» **Given problem**: Set the lines down again exactly, first line through the line that contains "const yTicks = [0, 5, 10, 15, 20, 25, 30, 35];", with no pictures.

○ ○ ○

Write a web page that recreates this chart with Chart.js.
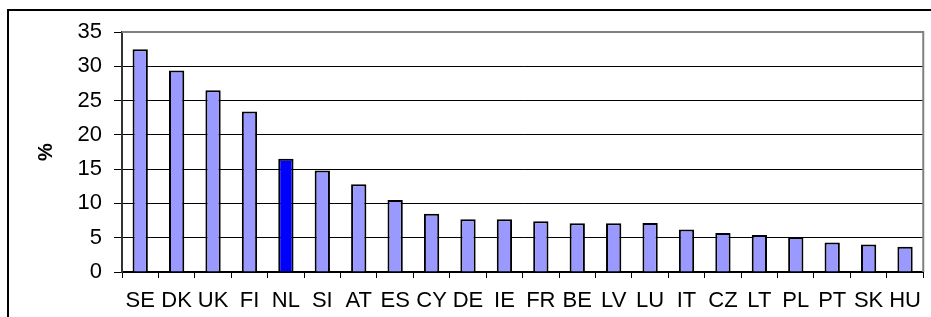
<!DOCTYPE html>
<html>
<head>
<meta charset="utf-8">
<script src="https://cdn.jsdelivr.net/npm/chart.js@4"></script>
<style>
    body { margin: 0; background: #fff; overflow: hidden; }
    #wrap { position: relative; width: 931px; height: 317px; }
    #frame { position: absolute; left: 7px; top: 9px; width: 960px; height: 400px; border-left: 2px solid #000; border-top: 2px solid #000; }
    #grafico { position: absolute; left: 0; top: 0; }
</style>
</head>
<body>
<div id="wrap">
    <div id="frame"></div>
    <canvas id="grafico" width="931" height="317"></canvas>
</div>
<script>
// Dados
const paises = ['SE', 'DK', 'UK', 'FI', 'NL', 'SI', 'AT', 'ES', 'CY', 'DE', 'IE', 'FR', 'BE', 'LV', 'LU', 'IT', 'CZ', 'LT', 'PL', 'PT', 'SK', 'HU'];
const valores = [32.5, 29.4, 26.5, 23.4, 16.5, 14.8, 12.8, 10.5, 8.5, 7.7, 7.7, 7.4, 7.1, 7.1, 7.15, 6.2, 5.7, 5.4, 5.1, 4.3, 4.0, 3.7];
const destaque = 'NL';
const yTicks = [0, 5, 10, 15, 20, 25, 30, 35];

const corBarra = '#9999FF';
const corDestaque = '#0000FF';
const fonte = "'Liberation Sans', Arial, sans-serif";

// moldura cinza (topo e direita) da área do gráfico
const moldura = {
    id: 'moldura',
    afterDraw(chart) {
        const { ctx, chartArea: a } = chart;
        ctx.save();
        ctx.strokeStyle = '#808080';
        ctx.lineWidth = 2;
        ctx.beginPath();
        ctx.moveTo(a.left, a.top);
        ctx.lineTo(a.right, a.top);
        ctx.lineTo(a.right, a.bottom);
        ctx.stroke();
        ctx.restore();
    }
};

const ctx = document.getElementById('grafico').getContext('2d');
new Chart(ctx, {
    type: 'bar',
    data: {
        labels: paises,
        datasets: [{
            data: valores,
            backgroundColor: paises.map(p => p === destaque ? corDestaque : corBarra),
            borderColor: '#000',
            borderWidth: 2,
            borderSkipped: 'bottom',
            barPercentage: 0.42,
            categoryPercentage: 1
        }]
    },
    options: {
        responsive: false,
        animation: false,
        layout: { padding: { top: 32, right: 3, left: 0, bottom: 0 } },
        plugins: { legend: { display: false }, tooltip: { enabled: false } },
        scales: {
            x: {
                afterFit: (s) => { s.height = 45; },
                grid: { drawOnChartArea: false, tickLength: 6, color: '#000', lineWidth: 1 },
                border: { color: '#000', width: 2 },
                ticks: { color: '#000', padding: 10, maxRotation: 0, autoSkip: false, font: { family: fonte, size: 22 } }
            },
            y: {
                min: 0,
                max: 35,
                afterFit: (s) => { s.width = 122; },
                afterBuildTicks: (s) => { s.ticks = yTicks.map(v => ({ value: v })); },
                grid: {
                    color: (c) => c.tick && c.tick.value === 35 ? '#808080' : '#000',
                    tickColor: '#000',
                    tickLength: 8,
                    lineWidth: 1
                },
                border: { color: '#333', width: 2 },
                ticks: { color: '#000', padding: 12, font: { family: fonte, size: 22 } },
                title: {
                    display: true,
                    text: '%',
                    color: '#000',
                    padding: { top: 34, bottom: 0 },
                    font: { family: fonte, size: 20, weight: 'bold' }
                }
            }
        }
    },
    plugins: [moldura]
});
</script>
</body>
</html>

○ ○ ○

» **Result for this task**:
Write a web page that recreates this chart with Chart.js.
<!DOCTYPE html>
<html>
<head>
<meta charset="utf-8">
<script src="https://cdn.jsdelivr.net/npm/chart.js@4"></script>
<style>
    body { margin: 0; background: #fff; overflow: hidden; }
    #wrap { position: relative; width: 931px; height: 317px; }
    #frame { position: absolute; left: 7px; top: 9px; width: 960px; height: 400px; border-left: 2px solid #000; border-top: 2px solid #000; }
    #grafico { position: absolute; left: 0; top: 0; }
</style>
</head>
<body>
<div id="wrap">
    <div id="frame"></div>
    <canvas id="grafico" width="931" height="317"></canvas>
</div>
<script>
// Dados
const paises = ['SE', 'DK', 'UK', 'FI', 'NL', 'SI', 'AT', 'ES', 'CY', 'DE', 'IE', 'FR', 'BE', 'LV', 'LU', 'IT', 'CZ', 'LT', 'PL', 'PT', 'SK', 'HU'];
const valores = [32.5, 29.4, 26.5, 23.4, 16.5, 14.8, 12.8, 10.5, 8.5, 7.7, 7.7, 7.4, 7.1, 7.1, 7.15, 6.2, 5.7, 5.4, 5.1, 4.3, 4.0, 3.7];
const destaque = 'NL';
const yTicks = [0, 5, 10, 15, 20, 25, 30, 35];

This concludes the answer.